Untitled Jimmy McGovern Drama
Time and Broken creator Jimmy McGovern has written a new feature-length single drama for BBC One. It’s currently without an official title, but will be set in and around Liverpool and tell the story of a family dealing with the aftermath of an act of sexual abuse committed by one of their family members after their release from prison. The cast is led by Anna Friel, who’s joined by Anna Maxwell Martin, David Threlfall, Mark Womack and Bobby Schofield. We’ll bring you more info as it arrives.
Wahala
Coming to the BBC, this one’s being billed as “Big Little Lies meets Girlfriends meets Peckham“. It’s adapted from Nikki May’s debut novel of the same name, which tells the story of Simi, Ronke and Boo, three London-based thirtysomething Anglo-Nigerian women whose lives are rocked by the arrival of the mysterious Isobel…
We Go Again
This six-part comedy drama about a family of young siblings trying to keep things going after a serious loss is coming to BBC Three. Created by screenwriter and playwright Janice Okoh (Sanditon), it’s inspired by her stage play Three Birds and is being billed as “…a celebration of black joy; of council estates and corner shops. Of working class living and working class dreams.” We Go Again is the working title, and the cast has been announced as including newcomers Chenée Taylor, Kaydrah Walker-Wilkie and Akins Subair, alongside appearances from Romola Garai, Sam Buchanan, Ivanno Jeremiah, Jamelia, Talitha Wing and Jennifer Metcalfe.
Welcome to Glorious Tuga
As reported by Variety in August 2024, this one’s only in its infancy but worth a mention all the same. The production company behind Netflix’s Heartstopper has optioned Francesca Segal’s new novel Welcome to Glorious Tuga for television. It’s about a London-based vet who moves to a remote island to study endangered tortoises, and who begins to piece together a mystery about her own life at the same time. It’s very early days on this one, so no casting or further details are available as yet.

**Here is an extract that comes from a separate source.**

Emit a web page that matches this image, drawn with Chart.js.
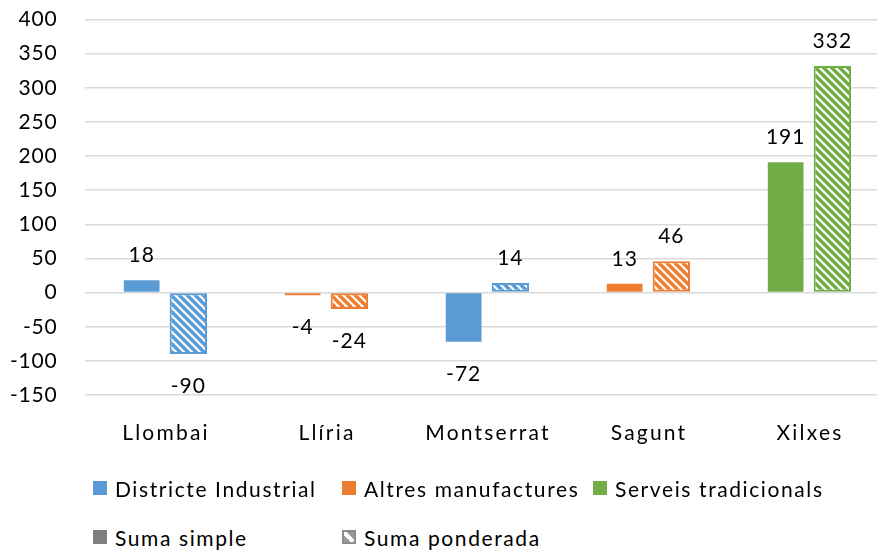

What It Feels Like For a Girl
Paris Lees‘ acclaimed memoir is being adapted into an eight-part drama for BBC Three, telling the story of how – as a disenfranchised teenager – she managed to escape a dead-end town in the Midlands into Nottingham’s kinetic underworld, befriending podium dancer Lady Die and being adopted into her makeshift family of chaotic troublemakers, “The Fallen Divas”. Their rollercoaster hedonist lifestyle takes Lees on a journey of self-discovery that will change her life forever. The Tourist‘s Chris Sweeney will direct and filming is only due to begin this year, so we’ve got a while to wait for this one.
Wild Cherry
From Nicôle Lecky, the creator of 2022 BBC Three drama Mood, comes a new drama for the BBC: Wild Cherry. It’s the story of two wealthy, privileged women living in an upmarket gated community whose dream life is threatened when their teenage daughters become involved in a scandal at their private school. The cast is led by House of the Dragon‘s Eve Best, and True Detective‘s Carmen Ejogo, alongside Sophie Winkleman and Lecky herself. Filming began in October 2024.